Requirements:
Copy the data exactly; pictures stay out of the copy.

Data block:
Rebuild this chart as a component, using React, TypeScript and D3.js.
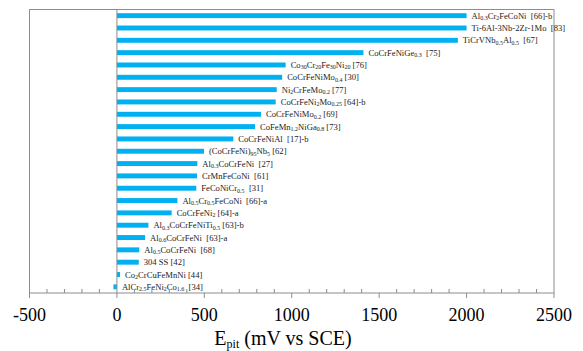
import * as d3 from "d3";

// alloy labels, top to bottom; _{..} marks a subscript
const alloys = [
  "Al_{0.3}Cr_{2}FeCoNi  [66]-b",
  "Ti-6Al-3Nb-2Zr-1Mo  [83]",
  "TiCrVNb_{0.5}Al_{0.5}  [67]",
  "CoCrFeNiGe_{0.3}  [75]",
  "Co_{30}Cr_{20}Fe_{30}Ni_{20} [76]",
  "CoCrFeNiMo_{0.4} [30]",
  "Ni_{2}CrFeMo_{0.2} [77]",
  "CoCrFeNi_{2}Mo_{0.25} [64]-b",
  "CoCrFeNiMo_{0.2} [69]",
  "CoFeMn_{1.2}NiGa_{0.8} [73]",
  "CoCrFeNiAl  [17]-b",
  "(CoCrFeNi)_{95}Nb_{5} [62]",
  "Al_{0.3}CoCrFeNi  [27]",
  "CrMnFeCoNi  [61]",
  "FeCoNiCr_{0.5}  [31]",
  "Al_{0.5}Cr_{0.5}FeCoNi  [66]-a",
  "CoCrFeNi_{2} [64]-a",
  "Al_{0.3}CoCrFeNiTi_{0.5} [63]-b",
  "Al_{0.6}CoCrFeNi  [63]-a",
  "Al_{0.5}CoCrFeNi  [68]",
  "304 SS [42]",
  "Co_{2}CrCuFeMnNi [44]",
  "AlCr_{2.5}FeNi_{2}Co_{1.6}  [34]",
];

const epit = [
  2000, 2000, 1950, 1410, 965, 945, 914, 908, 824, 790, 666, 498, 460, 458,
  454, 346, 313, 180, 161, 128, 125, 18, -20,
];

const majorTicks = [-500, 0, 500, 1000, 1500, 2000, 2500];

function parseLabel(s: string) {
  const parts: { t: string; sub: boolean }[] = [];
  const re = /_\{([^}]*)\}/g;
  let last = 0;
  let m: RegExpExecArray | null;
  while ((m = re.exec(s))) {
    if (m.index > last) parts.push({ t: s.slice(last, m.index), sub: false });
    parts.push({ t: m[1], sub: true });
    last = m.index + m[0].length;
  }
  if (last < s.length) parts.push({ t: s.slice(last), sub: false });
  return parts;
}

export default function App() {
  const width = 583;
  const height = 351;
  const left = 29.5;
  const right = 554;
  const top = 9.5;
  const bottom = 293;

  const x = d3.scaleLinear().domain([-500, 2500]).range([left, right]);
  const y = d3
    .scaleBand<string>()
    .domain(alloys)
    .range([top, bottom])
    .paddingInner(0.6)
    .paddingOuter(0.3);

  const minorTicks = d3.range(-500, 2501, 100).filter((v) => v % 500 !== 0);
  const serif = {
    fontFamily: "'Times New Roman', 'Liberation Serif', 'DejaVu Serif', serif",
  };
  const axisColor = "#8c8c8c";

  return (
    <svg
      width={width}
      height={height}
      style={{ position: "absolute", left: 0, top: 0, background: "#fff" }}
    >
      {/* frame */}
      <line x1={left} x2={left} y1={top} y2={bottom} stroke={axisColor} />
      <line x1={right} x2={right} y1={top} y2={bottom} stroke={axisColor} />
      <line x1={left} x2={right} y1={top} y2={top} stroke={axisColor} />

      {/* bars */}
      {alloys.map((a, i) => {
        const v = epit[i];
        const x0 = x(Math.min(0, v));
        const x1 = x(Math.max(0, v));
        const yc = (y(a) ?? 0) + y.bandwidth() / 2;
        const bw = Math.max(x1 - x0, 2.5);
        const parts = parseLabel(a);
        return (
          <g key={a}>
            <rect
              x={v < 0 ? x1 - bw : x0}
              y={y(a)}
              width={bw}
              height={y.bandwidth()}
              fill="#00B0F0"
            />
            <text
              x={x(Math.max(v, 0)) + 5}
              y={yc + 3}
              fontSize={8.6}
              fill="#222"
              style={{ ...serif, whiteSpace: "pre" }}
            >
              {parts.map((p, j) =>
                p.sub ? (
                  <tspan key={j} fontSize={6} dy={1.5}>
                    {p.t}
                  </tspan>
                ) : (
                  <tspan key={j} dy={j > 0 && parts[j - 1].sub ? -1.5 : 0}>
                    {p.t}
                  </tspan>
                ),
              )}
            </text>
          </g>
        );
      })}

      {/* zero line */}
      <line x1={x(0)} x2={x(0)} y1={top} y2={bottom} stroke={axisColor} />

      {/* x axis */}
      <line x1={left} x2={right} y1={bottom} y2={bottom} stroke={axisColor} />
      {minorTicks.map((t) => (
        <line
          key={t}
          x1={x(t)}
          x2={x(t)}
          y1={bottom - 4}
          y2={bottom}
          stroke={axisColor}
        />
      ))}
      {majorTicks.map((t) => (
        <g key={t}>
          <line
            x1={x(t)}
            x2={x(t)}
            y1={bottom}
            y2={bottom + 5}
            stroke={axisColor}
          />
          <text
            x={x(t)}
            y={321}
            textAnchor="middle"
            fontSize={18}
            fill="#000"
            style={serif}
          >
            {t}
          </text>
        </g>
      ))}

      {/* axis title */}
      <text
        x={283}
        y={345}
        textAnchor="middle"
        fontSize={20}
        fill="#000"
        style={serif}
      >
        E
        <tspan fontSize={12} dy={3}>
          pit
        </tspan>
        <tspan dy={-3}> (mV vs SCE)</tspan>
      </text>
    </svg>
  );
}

Reply to the exercise:
Rebuild this chart as a component, using React, TypeScript and D3.js.
import * as d3 from "d3";

// alloy labels, top to bottom; _{..} marks a subscript
const alloys = [
  "Al_{0.3}Cr_{2}FeCoNi  [66]-b",
  "Ti-6Al-3Nb-2Zr-1Mo  [83]",
  "TiCrVNb_{0.5}Al_{0.5}  [67]",
  "CoCrFeNiGe_{0.3}  [75]",
  "Co_{30}Cr_{20}Fe_{30}Ni_{20} [76]",
  "CoCrFeNiMo_{0.4} [30]",
  "Ni_{2}CrFeMo_{0.2} [77]",
  "CoCrFeNi_{2}Mo_{0.25} [64]-b",
  "CoCrFeNiMo_{0.2} [69]",
  "CoFeMn_{1.2}NiGa_{0.8} [73]",
  "CoCrFeNiAl  [17]-b",
  "(CoCrFeNi)_{95}Nb_{5} [62]",
  "Al_{0.3}CoCrFeNi  [27]",
  "CrMnFeCoNi  [61]",
  "FeCoNiCr_{0.5}  [31]",
  "Al_{0.5}Cr_{0.5}FeCoNi  [66]-a",
  "CoCrFeNi_{2} [64]-a",
  "Al_{0.3}CoCrFeNiTi_{0.5} [63]-b",
  "Al_{0.6}CoCrFeNi  [63]-a",
  "Al_{0.5}CoCrFeNi  [68]",
  "304 SS [42]",
  "Co_{2}CrCuFeMnNi [44]",
  "AlCr_{2.5}FeNi_{2}Co_{1.6}  [34]",
];

const epit = [
  2000, 2000, 1950, 1410, 965, 945, 914, 908, 824, 790, 666, 498, 460, 458,
  454, 346, 313, 180, 161, 128, 125, 18, -20,
];

const majorTicks = [-500, 0, 500, 1000, 1500, 2000, 2500];

function parseLabel(s: string) {
  const parts: { t: string; sub: boolean }[] = [];
  const re = /_\{([^}]*)\}/g;
  let last = 0;
  let m: RegExpExecArray | null;
  while ((m = re.exec(s))) {
    if (m.index > last) parts.push({ t: s.slice(last, m.index), sub: false });
    parts.push({ t: m[1], sub: true });
    last = m.index + m[0].length;
  }
  if (last < s.length) parts.push({ t: s.slice(last), sub: false });
  return parts;
}

export default function App() {
  const width = 583;
  const height = 351;
  const left = 29.5;
  const right = 554;
  const top = 9.5;
  const bottom = 293;

  const x = d3.scaleLinear().domain([-500, 2500]).range([left, right]);
  const y = d3
    .scaleBand<string>()
    .domain(alloys)
    .range([top, bottom])
    .paddingInner(0.6)
    .paddingOuter(0.3);

  const minorTicks = d3.range(-500, 2501, 100).filter((v) => v % 500 !== 0);
  const serif = {
    fontFamily: "'Times New Roman', 'Liberation Serif', 'DejaVu Serif', serif",
  };
  const axisColor = "#8c8c8c";

  return (
    <svg
      width={width}
      height={height}
      style={{ position: "absolute", left: 0, top: 0, background: "#fff" }}
    >
      {/* frame */}
      <line x1={left} x2={left} y1={top} y2={bottom} stroke={axisColor} />
      <line x1={right} x2={right} y1={top} y2={bottom} stroke={axisColor} />
      <line x1={left} x2={right} y1={top} y2={top} stroke={axisColor} />

      {/* bars */}
      {alloys.map((a, i) => {
        const v = epit[i];
        const x0 = x(Math.min(0, v));
        const x1 = x(Math.max(0, v));
        const yc = (y(a) ?? 0) + y.bandwidth() / 2;
        const bw = Math.max(x1 - x0, 2.5);
        const parts = parseLabel(a);
        return (
          <g key={a}>
            <rect
              x={v < 0 ? x1 - bw : x0}
              y={y(a)}
              width={bw}
              height={y.bandwidth()}
              fill="#00B0F0"
            />
            <text
              x={x(Math.max(v, 0)) + 5}
              y={yc + 3}
              fontSize={8.6}
              fill="#222"
              style={{ ...serif, whiteSpace: "pre" }}
            >
              {parts.map((p, j) =>
                p.sub ? (
                  <tspan key={j} fontSize={6} dy={1.5}>
                    {p.t}
                  </tspan>
                ) : (
                  <tspan key={j} dy={j > 0 && parts[j - 1].sub ? -1.5 : 0}>
                    {p.t}
                  </tspan>
                ),
              )}
            </text>
          </g>
        );
      })}

      {/* zero line */}
      <line x1={x(0)} x2={x(0)} y1={top} y2={bottom} stroke={axisColor} />

      {/* x axis */}
      <line x1={left} x2={right} y1={bottom} y2={bottom} stroke={axisColor} />
      {minorTicks.map((t) => (
        <line
          key={t}
          x1={x(t)}
          x2={x(t)}
          y1={bottom - 4}
          y2={bottom}
          stroke={axisColor}
        />
      ))}
      {majorTicks.map((t) => (
        <g key={t}>
          <line
            x1={x(t)}
            x2={x(t)}
            y1={bottom}
            y2={bottom + 5}
            stroke={axisColor}
          />
          <text
            x={x(t)}
            y={321}
            textAnchor="middle"
            fontSize={18}
            fill="#000"
            style={serif}
          >
            {t}
          </text>
        </g>
      ))}

      {/* axis title */}
      <text
        x={283}
        y={345}
        textAnchor="middle"
        fontSize={20}
        fill="#000"
        style={serif}
      >
        E
        <tspan fontSize={12} dy={3}>
          pit
        </tspan>
        <tspan dy={-3}> (mV vs SCE)</tspan>
      </text>
    </svg>
  );
}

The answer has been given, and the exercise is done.